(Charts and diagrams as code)
BEGIN

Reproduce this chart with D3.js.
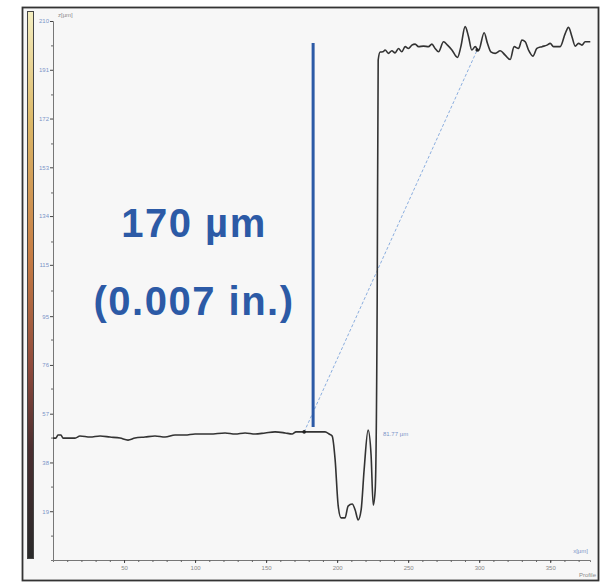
<!DOCTYPE html>
<html>
<head>
<meta charset="utf-8">
<script src="https://cdn.jsdelivr.net/npm/d3@7"></script>
<style>
  body { margin: 0; background: #ffffff; }
  svg { display: block; }
  .tiny { font-family: "Liberation Sans", Arial, sans-serif; font-size: 6px; }
</style>
</head>
<body>
<div class="chart"></div>
<script>
var svgWidth = 602;
var svgHeight = 584;

// profile (x in µm, z in µm)
var profileX = [0, 2.1, 3.5, 5.6, 7.0, 15.5, 19.0, 26.1, 33.1, 40.1, 47.2, 52.8, 57.7, 64.8, 71.8, 78.9, 85.9, 93.0, 100, 110.6,
  121.1, 128.2, 135.2, 142.3, 149.3, 156.3, 163.4, 168.3, 171.1, 176.8, 184.5, 191.5, 194.4, 196.5, 198.6, 200.7, 202.8, 205.6, 207.7, 210.6,
  212.7, 214.8, 216.9, 219.0, 221.8, 223.9, 225.4, 226.8, 228.2, 228.9, 230.3, 232.2, 233.8, 236.1, 238.5, 240.8, 243.2, 245.5, 247.9, 250.2,
  252.6, 254.9, 257.3, 260.8, 264.3, 266.7, 269.0, 271.4, 274.9, 277.7, 280.8, 284.7, 287.1, 290.1, 292.5, 294.8, 297.2, 299.5, 303.5, 305.8,
  308.2, 311.3, 314.8, 318.3, 321.8, 324.6, 327.7, 330.1, 332.4, 334.7, 337.8, 340.6, 344.2, 347.7, 350.0, 352.3, 357.0, 360.6, 362.9, 365.3,
  367.6, 369.9, 372.3, 374.6, 378.2];
var profileZ = [47.5, 47.5, 48.7, 48.7, 47.5, 47.5, 48.3, 47.9, 48.3, 47.9, 47.5, 46.7, 47.5, 47.9, 48.3, 47.9, 48.7, 48.7, 49.1, 49.1,
  49.5, 49.1, 49.5, 49.1, 49.5, 49.9, 49.5, 49.1, 49.9, 49.9, 49.9, 49.9, 49.1, 48.3, 39.0, 21.4, 16.4, 16.4, 21.0, 21.8,
  19.5, 15.6, 19.5, 35.1, 50.6, 40.9, 21.4, 27.3, 101.3, 194.8, 197.9, 198.0, 198.7, 197.4, 198.4, 197.6, 199.3, 198.0, 200.0, 199.3,
  200.6, 201.0, 200.0, 200.2, 200.0, 201.0, 199.3, 198.0, 201.9, 200.6, 198.7, 195.8, 200.0, 207.8, 203.9, 198.7, 200.0, 198.4, 205.4, 201.3,
  198.0, 197.4, 198.4, 196.7, 195.0, 200.0, 199.3, 202.6, 201.9, 198.7, 196.3, 199.3, 200.0, 200.6, 201.3, 200.0, 200.0, 205.2, 207.5, 203.9,
  200.2, 201.3, 200.6, 201.9, 201.9];

var yTicks = [19, 38, 57, 76, 95, 115, 134, 153, 172, 191, 210];
var xTicks = [50, 100, 150, 200, 250, 300, 350];

// measurement markers and step line
var markerPts = [[176.8, 49.9], [298.6, 198.7]];
var stepX = 183.1;
var stepZ = [51.8, 201.4];
var stepLabel = ["170 µm", "(0.007 in.)"];

var svg = d3.select(".chart")
  .append("svg")
  .attr("width", svgWidth)
  .attr("height", svgHeight);

svg.append("rect")
  .attr("x", 22.5).attr("y", 7.5)
  .attr("width", 576).attr("height", 573)
  .attr("fill", "#f7f7f7")
  .attr("stroke", "#333")
  .attr("stroke-width", 1.8);

// colour bar
var grad = svg.append("defs").append("linearGradient")
  .attr("id", "cbar").attr("x1", 0).attr("y1", 0).attr("x2", 0).attr("y2", 1);
[["0", "#f4eec0"], ["0.2", "#dcb868"], ["0.45", "#c67c44"], ["0.65", "#8e4a3c"], ["0.8", "#4a2e30"], ["1", "#2a2a2a"]]
  .forEach(function (s) { grad.append("stop").attr("offset", s[0]).attr("stop-color", s[1]); });

svg.append("rect")
  .attr("x", 27.5).attr("y", 11.5)
  .attr("width", 6).attr("height", 547)
  .attr("fill", "url(#cbar)")
  .attr("stroke", "#444")
  .attr("stroke-width", 1);

var xScale = d3.scaleLinear().domain([0, 378]).range([53, 590]);
var yScale = d3.scaleLinear().domain([0, 210]).range([560, 21]);

// axes
var minorY = d3.range(9.5, 210, 19.1);
svg.append("g")
  .attr("transform", "translate(53,0)")
  .call(d3.axisLeft(yScale).tickValues(minorY).tickSize(2).tickFormat(""))
  .call(g => g.select(".domain").attr("stroke", "#777"))
  .call(g => g.selectAll(".tick line").attr("stroke", "#666"));

svg.append("g")
  .attr("transform", "translate(53,0)")
  .call(d3.axisLeft(yScale).tickValues(yTicks).tickSize(3).tickPadding(1))
  .call(g => g.select(".domain").remove())
  .call(g => g.selectAll(".tick line").attr("stroke", "#444"))
  .call(g => g.selectAll(".tick text").attr("class", "tiny").attr("fill", "#7b95c8"));

svg.append("g")
  .attr("transform", "translate(0,560)")
  .call(d3.axisBottom(xScale).tickValues(d3.range(10, 378, 10)).tickSize(2).tickFormat(""))
  .call(g => g.select(".domain").attr("stroke", "#777"))
  .call(g => g.selectAll(".tick line").attr("stroke", "#666"));

svg.append("g")
  .attr("transform", "translate(0,560)")
  .call(d3.axisBottom(xScale).tickValues(xTicks).tickSize(3).tickPadding(3))
  .call(g => g.select(".domain").remove())
  .call(g => g.selectAll(".tick line").attr("stroke", "#444"))
  .call(g => g.selectAll(".tick text").attr("class", "tiny").attr("fill", "#888"));

svg.append("text").attr("class", "tiny").attr("x", 58).attr("y", 17).attr("fill", "#8a8a8a").text("z[µm]");
svg.append("text").attr("class", "tiny").attr("x", 588).attr("y", 553).attr("text-anchor", "end").attr("fill", "#7b95c8").text("x[µm]");
svg.append("text").attr("class", "tiny").attr("x", 596).attr("y", 577).attr("text-anchor", "end").attr("fill", "#8a8a8a").text("Profile");

// dashed reference line between markers
svg.append("line")
  .attr("x1", xScale(markerPts[0][0])).attr("y1", yScale(markerPts[0][1]))
  .attr("x2", xScale(markerPts[1][0])).attr("y2", yScale(markerPts[1][1]))
  .attr("stroke", "#6f9ad8")
  .attr("stroke-width", 0.8)
  .attr("stroke-dasharray", "3,2");

// profile
var line = d3.line()
  .x((d, i) => xScale(profileX[i]))
  .y(d => yScale(d))
  .curve(d3.curveMonotoneX);

svg.append("path")
  .datum(profileZ)
  .attr("d", line)
  .attr("fill", "none")
  .attr("stroke", "#333")
  .attr("stroke-width", 1.6);

svg.selectAll(".marker")
  .data(markerPts)
  .enter()
  .append("circle")
  .attr("class", "marker")
  .attr("cx", d => xScale(d[0]))
  .attr("cy", d => yScale(d[1]))
  .attr("r", 1.8)
  .attr("fill", "#222");

svg.append("text").attr("class", "tiny")
  .attr("x", 383).attr("y", 436)
  .attr("fill", "#7b95c8")
  .text("81.77 µm");

// step height
svg.append("line")
  .attr("x1", xScale(stepX)).attr("x2", xScale(stepX))
  .attr("y1", yScale(stepZ[0])).attr("y2", yScale(stepZ[1]))
  .attr("stroke", "#2c5aa6")
  .attr("stroke-width", 3);

svg.selectAll(".big")
  .data(stepLabel)
  .enter()
  .append("text")
  .attr("class", "big")
  .attr("x", 194)
  .attr("y", (d, i) => 237 + i * 78)
  .attr("text-anchor", "middle")
  .attr("font-family", "Liberation Sans, Arial, sans-serif")
  .attr("font-weight", "bold")
  .attr("font-size", 40)
  .attr("letter-spacing", 1.5)
  .attr("fill", "#2c5aa6")
  .text(d => d);
</script>
</body>
</html>
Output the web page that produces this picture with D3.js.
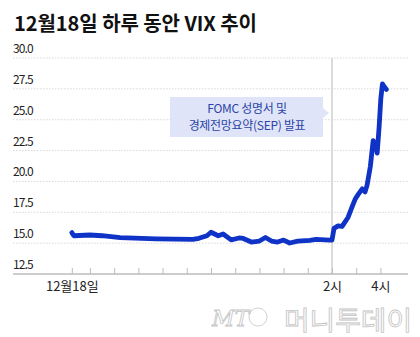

END

Return the lines exactly as they stand, from the start of the entries through the line holding "var svgHeight = 584;"; omit the pictures.

Reproduce this chart with D3.js.
<!DOCTYPE html>
<html>
<head>
<meta charset="utf-8">
<script src="https://cdn.jsdelivr.net/npm/d3@7"></script>
<style>
  body { margin: 0; background: #ffffff; }
  svg { display: block; }
  .tiny { font-family: "Liberation Sans", Arial, sans-serif; font-size: 6px; }
</style>
</head>
<body>
<div class="chart"></div>
<script>
var svgWidth = 602;
var svgHeight = 584;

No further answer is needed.